The Securities and Exchange Board of India (SEBI) on December 17 approved amendments to the Listing Obligations and Disclosure Requirements (LODR) Regulations, 2015, by introducing quantified process improvements and clearly defined timelines to simplify investor services and revive transfer rights for physical shareholders.
According to the release, SEBI has decided to dispense with the requirement for issuance of a Letter of Confirmation (LOC) for investor service requests such as issuance of duplicate share certificates, transmission, transposition, claims from unclaimed suspense accounts and corporate actions. At present, this multi-step process takes approximately 150 days from submission of the service request, as investors are required to submit the LOC issued by registrars or listed companies to their depository participants to obtain credit of securities. With the revised framework, securities will be credited directly into investors’ demat accounts after due diligence, reducing the overall processing timeline to about 30 days, while also eliminating risks related to loss or pilferage of physical LOCs
SEBI also approved amendments to Regulation 40 to facilitate transfer of securities held in physical form, transfers of which were discontinued with effect from April 1, 2019. Earlier, re-lodgement of transfer deeds that had been executed and lodged prior to this date but were rejected or returned due to deficiencies was permitted only up to March 31, 2021.
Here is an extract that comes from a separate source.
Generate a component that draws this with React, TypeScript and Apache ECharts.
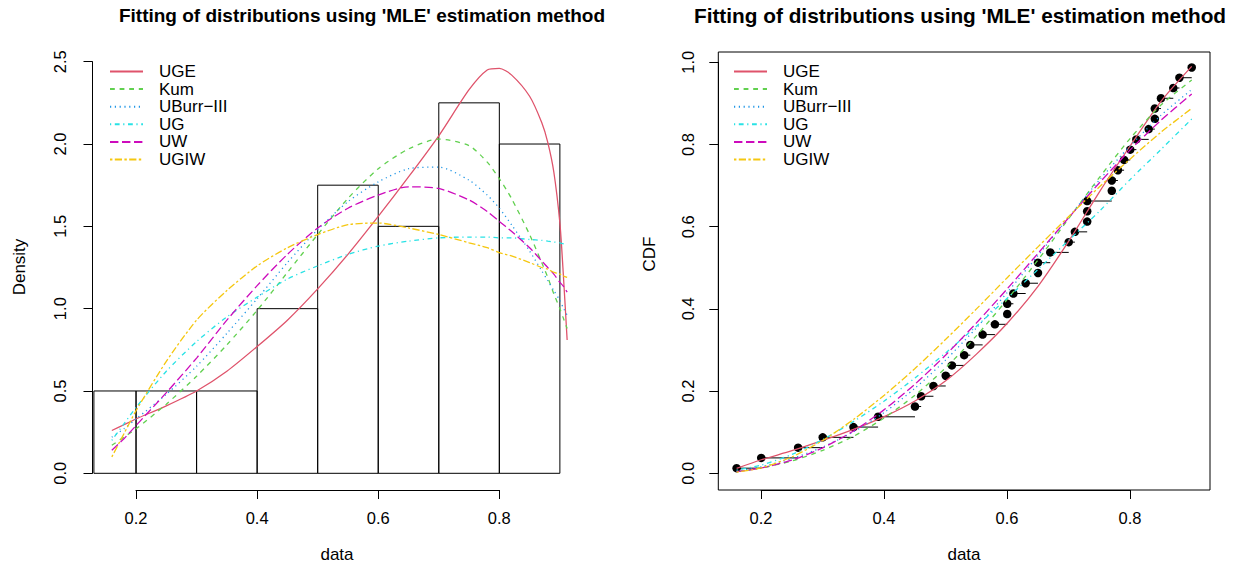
import React, { useEffect, useRef } from "react";
import * as echarts from "echarts";

// ---------------- data ----------------
const histBreaks = [0.1, 0.2, 0.3, 0.4, 0.5, 0.6, 0.7, 0.8, 0.9];
const histDensity = [0.5, 0.5, 0.5, 1.0, 1.75, 1.5, 2.25, 2.0];

const sampleData = [
  0.16, 0.2, 0.26, 0.3, 0.35, 0.39, 0.45, 0.46, 0.48, 0.5,
  0.51, 0.53, 0.54, 0.56, 0.58, 0.6, 0.6, 0.61, 0.63, 0.65,
  0.65, 0.67, 0.7, 0.71, 0.73, 0.73, 0.73, 0.77, 0.77, 0.78,
  0.79, 0.8, 0.81, 0.83, 0.84, 0.84, 0.85, 0.87, 0.88, 0.9,
];

const modelNames = ["UGE", "Kum", "UBurr\u2212III", "UG", "UW", "UGIW"];
const modelColors = ["#DF536B", "#61D04F", "#2297E6", "#28E2E5", "#CD0BBC", "#F5C710"];
const modelDash: (string | number[])[] = [
  "solid",
  [4.8, 4.8],
  [1.2, 3.6],
  [1.2, 3.6, 4.8, 3.6],
  [8.4, 3.6],
  [2.4, 2.4, 7.2, 2.4],
];

// density curves (left panel)
const densX = [0.16, 0.18, 0.2, 0.25, 0.3, 0.35, 0.4, 0.45, 0.5, 0.55, 0.6, 0.65, 0.7, 0.75, 0.78, 0.8, 0.82, 0.85, 0.87, 0.88, 0.89, 0.9, 0.905, 0.912];
const densUGE = [0.26, 0.295, 0.33, 0.41, 0.5, 0.62, 0.77, 0.93, 1.12, 1.33, 1.56, 1.8, 2.05, 2.33, 2.45, 2.46, 2.42, 2.29, 2.13, 2.01, 1.83, 1.52, 1.25, 0.81];
const densKum = [0.17, 0.22, 0.27, 0.42, 0.59, 0.78, 0.99, 1.22, 1.45, 1.67, 1.85, 1.97, 2.03, 1.99, 1.89, 1.79, 1.67, 1.45, 1.28, 1.19, 1.09, 1.0, 0.95, 0.88];
const densUBurr = [0.22, 0.27, 0.33, 0.48, 0.65, 0.85, 1.06, 1.28, 1.48, 1.65, 1.77, 1.85, 1.86, 1.78, 1.69, 1.61, 1.51, 1.35, 1.23, 1.17, 1.11, 1.05, 1.01, 0.96];
const densUG = [0.2, 0.3, 0.4, 0.62, 0.8, 0.95, 1.07, 1.18, 1.26, 1.33, 1.38, 1.41, 1.43, 1.435, 1.435, 1.43, 1.43, 1.42, 1.415, 1.41, 1.405, 1.4, 1.395, 1.39];
const densUW = [0.14, 0.21, 0.29, 0.49, 0.7, 0.93, 1.14, 1.33, 1.49, 1.61, 1.69, 1.74, 1.73, 1.66, 1.59, 1.53, 1.47, 1.37, 1.29, 1.25, 1.21, 1.16, 1.14, 1.1];
const densUGIW = [0.1, 0.24, 0.38, 0.68, 0.93, 1.11, 1.26, 1.37, 1.45, 1.51, 1.52, 1.49, 1.45, 1.4, 1.37, 1.34, 1.32, 1.28, 1.25, 1.24, 1.22, 1.21, 1.2, 1.19];

// CDF curves (right panel)
const cdfX = [0.16, 0.2, 0.25, 0.3, 0.35, 0.4, 0.45, 0.5, 0.55, 0.6, 0.65, 0.7, 0.75, 0.8, 0.85, 0.9];
const cdfUGE = [0.012, 0.033, 0.055, 0.08, 0.107, 0.138, 0.176, 0.225, 0.29, 0.365, 0.455, 0.565, 0.685, 0.797, 0.905, 0.99];
const cdfKum = [0.004, 0.013, 0.03, 0.056, 0.09, 0.135, 0.19, 0.257, 0.335, 0.423, 0.519, 0.62, 0.72, 0.815, 0.896, 0.957];
const cdfUBurr = [0.005, 0.016, 0.036, 0.064, 0.101, 0.148, 0.207, 0.276, 0.354, 0.44, 0.53, 0.623, 0.714, 0.797, 0.871, 0.934];
const cdfUG = [0.008, 0.02, 0.046, 0.082, 0.126, 0.176, 0.232, 0.293, 0.358, 0.426, 0.496, 0.567, 0.638, 0.715, 0.788, 0.862];
const cdfUW = [0.004, 0.013, 0.032, 0.062, 0.103, 0.155, 0.217, 0.288, 0.366, 0.449, 0.535, 0.622, 0.707, 0.787, 0.859, 0.923];
const cdfUGIW = [0.003, 0.013, 0.04, 0.08, 0.131, 0.19, 0.255, 0.326, 0.4, 0.476, 0.551, 0.625, 0.697, 0.765, 0.83, 0.888];

const densityValues = [densUGE, densKum, densUBurr, densUG, densUW, densUGIW];
const cdfValues = [cdfUGE, cdfKum, cdfUBurr, cdfUG, cdfUW, cdfUGIW];

const titleText = "Fitting of distributions using 'MLE' estimation method";

const FONT = "'Liberation Sans', Arial, Helvetica, sans-serif";

function buildOption(): any {
  const n = sampleData.length;
  const ecdfPoints = sampleData.map((x, i) => [x, (i + 0.5) / n]);
  const steps: number[][] = [];
  for (let i = 0; i < n - 1; i++) {
    if (sampleData[i + 1] !== sampleData[i]) {
      steps.push([sampleData[i], (i + 0.5) / n, sampleData[i + 1]]);
    }
  }

  const black = "#000";
  const tickLabel = { color: black, fontSize: 16.5, fontFamily: FONT, formatter: (v: number) => v.toFixed(1), showMinLabel: true, showMaxLabel: true };
  const hiddenAxis = (gridIndex: number, min: number, max: number) => ({
    type: "value", gridIndex, min, max, show: false, splitLine: { show: false },
  });
  const xAxisVisible = (gridIndex: number) => ({
    type: "value", gridIndex, min: 0.2, max: 0.8, interval: 0.2, position: "bottom",
    axisLine: { show: true, onZero: false, lineStyle: { color: black, width: 1 } },
    axisTick: { show: true, inside: false, length: 9, lineStyle: { color: black, width: 1 } },
    axisLabel: { ...tickLabel, margin: 19 },
    splitLine: { show: false },
  });
  const yAxisVisible = (gridIndex: number, max: number, interval: number, margin: number) => ({
    type: "value", gridIndex, min: 0, max, interval, position: "left",
    axisLine: { show: true, onZero: false, lineStyle: { color: black, width: 1 } },
    axisTick: { show: true, inside: false, length: 9, lineStyle: { color: black, width: 1 } },
    axisLabel: { ...tickLabel, rotate: 90, margin },
    splitLine: { show: false },
  });

  const gridBase = { containLabel: false, outerBoundsMode: "none" };

  const series: any[] = [];
  series.push({
    type: "custom",
    name: "hist",
    xAxisIndex: 0,
    yAxisIndex: 0,
    clip: false,
    silent: true,
    encode: { x: [0, 1], y: 2 },
    data: histDensity.map((d, i) => [histBreaks[i], histBreaks[i + 1], d]),
    renderItem: (params: any, api: any) => {
      const p0 = api.coord([api.value(0), api.value(2)]);
      const p1 = api.coord([api.value(1), 0]);
      const cs = params.coordSys;
      const x0 = Math.max(p0[0], cs.x);
      return {
        type: "rect",
        shape: { x: x0, y: p0[1], width: p1[0] - x0, height: p1[1] - p0[1] },
        style: { fill: "none", stroke: black, lineWidth: 1 },
      };
    },
  });
  modelNames.forEach((name, k) => {
    series.push({
      type: "line",
      name,
      xAxisIndex: 0,
      yAxisIndex: 0,
      data: densX.map((x, i) => [x, densityValues[k][i]]),
      symbol: "none",
      showSymbol: false,
      smooth: 0.25,
      lineStyle: { color: modelColors[k], width: 1.3, type: modelDash[k] },
      itemStyle: { color: modelColors[k] },
      z: 3 + k,
    });
  });
  series.push({
    type: "custom",
    name: "steps",
    xAxisIndex: 3,
    yAxisIndex: 3,
    silent: true,
    encode: { x: [0, 2], y: 1 },
    data: steps,
    renderItem: (params: any, api: any) => {
      const a = api.coord([api.value(0), api.value(1)]);
      const b = api.coord([api.value(2), api.value(1)]);
      return {
        type: "line",
        shape: { x1: a[0], y1: a[1], x2: b[0], y2: b[1] },
        style: { stroke: black, lineWidth: 1 },
      };
    },
  });
  series.push({
    type: "scatter",
    name: "ecdf",
    xAxisIndex: 3,
    yAxisIndex: 3,
    symbol: "circle",
    symbolSize: 8.5,
    itemStyle: { color: black, opacity: 1 },
    silent: true,
    data: ecdfPoints,
  });
  modelNames.forEach((name, k) => {
    series.push({
      type: "line",
      name,
      xAxisIndex: 3,
      yAxisIndex: 3,
      data: cdfX.map((x, i) => [x, cdfValues[k][i]]),
      symbol: "none",
      showSymbol: false,
      smooth: 0.25,
      lineStyle: { color: modelColors[k], width: 1.3, type: modelDash[k] },
      itemStyle: { color: modelColors[k] },
      z: 3 + k,
    });
  });

  const legendBase = {
    orient: "vertical",
    data: modelNames,
    itemWidth: 33,
    itemHeight: 14,
    itemGap: 0.6,
    selectedMode: false,
    padding: 0,
    itemStyle: { opacity: 0 },
    lineStyle: { opacity: 1 },
    textStyle: { color: black, fontSize: 17, fontFamily: FONT, lineHeight: 14, padding: [0, 0, 0, 11] },
  };

  return {
    animation: false,
    backgroundColor: "#fff",
    grid: [
      { ...gridBase, left: 93.9, top: 45, width: 483.9, height: 445 },
      { ...gridBase, left: 136, top: 45, width: 363.3, height: 445 },
      { ...gridBase, left: 92.5, top: 61.7, width: 20, height: 411.6 },
      { ...gridBase, left: 718.3, top: 52, width: 491.7, height: 438, show: true, borderColor: black, borderWidth: 1, backgroundColor: "transparent" },
      { ...gridBase, left: 761, top: 52, width: 369, height: 438 },
      { ...gridBase, left: 718.3, top: 62.3, width: 20, height: 411 },
    ],
    xAxis: [
      hiddenAxis(0, 0.1304, 0.9296),
      xAxisVisible(1),
      hiddenAxis(2, 0, 1),
      hiddenAxis(3, 0.1302, 0.9297),
      xAxisVisible(4),
      hiddenAxis(5, 0, 1),
    ],
    yAxis: [
      hiddenAxis(0, -0.1014, 2.6014),
      hiddenAxis(1, 0, 1),
      yAxisVisible(2, 2.5, 0.5, 24),
      hiddenAxis(3, -0.0406, 1.0251),
      hiddenAxis(4, 0, 1),
      yAxisVisible(5, 1.0, 0.2, 22),
    ],
    legend: [
      { ...legendBase, left: 109, top: 63 },
      { ...legendBase, left: 733, top: 63 },
    ],
    graphic: [
      { type: "text", x: 362, y: 15, style: { text: titleText, font: `bold 19px ${FONT}`, fill: black, textAlign: "center", textVerticalAlign: "middle" } },
      { type: "text", x: 960, y: 15, style: { text: titleText, font: `bold 20.8px ${FONT}`, fill: black, textAlign: "center", textVerticalAlign: "middle" } },
      { type: "text", x: 337, y: 554, style: { text: "data", font: `17px ${FONT}`, fill: black, textAlign: "center", textVerticalAlign: "middle" } },
      { type: "text", x: 964, y: 554, style: { text: "data", font: `17px ${FONT}`, fill: black, textAlign: "center", textVerticalAlign: "middle" } },
      { type: "text", x: 19, y: 267, rotation: Math.PI / 2, style: { text: "Density", font: `17px ${FONT}`, fill: black, textAlign: "center", textVerticalAlign: "middle" } },
      { type: "text", x: 649, y: 254, rotation: Math.PI / 2, style: { text: "CDF", font: `17px ${FONT}`, fill: black, textAlign: "center", textVerticalAlign: "middle" } },
    ],
    series,
  };
}

export default function App() {
  const ref = useRef<HTMLDivElement>(null);
  useEffect(() => {
    if (!ref.current) return;
    const chart = echarts.init(ref.current, undefined, { renderer: "svg" });
    chart.setOption(buildOption());
    return () => chart.dispose();
  }, []);
  return (
    <div
      ref={ref}
      style={{ position: "absolute", left: 0, top: 0, width: 1233, height: 564, background: "#fff" }}
    />
  );
}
As a first relief measure, SEBI had opened a special re-lodgement window from July 7, 2025 to January 6, 2026. However, the regulator noted that several investors who purchased physical securities before April 1, 2019 were unable to register transfers as deeds were never lodged within prescribed timelines.
To address this, SEBI approved a further window allowing investors holding original physical share certificates along with valid transfer deeds for securities purchased before April 1, 2019 to lodge such transfers afresh, subject to conditions and due diligence by registrars and listed companies, while explicitly excluding cases involving disputes or fraud. SEBI said the amendments are intended to ensure ease of investing and restore property rights for genuine investors.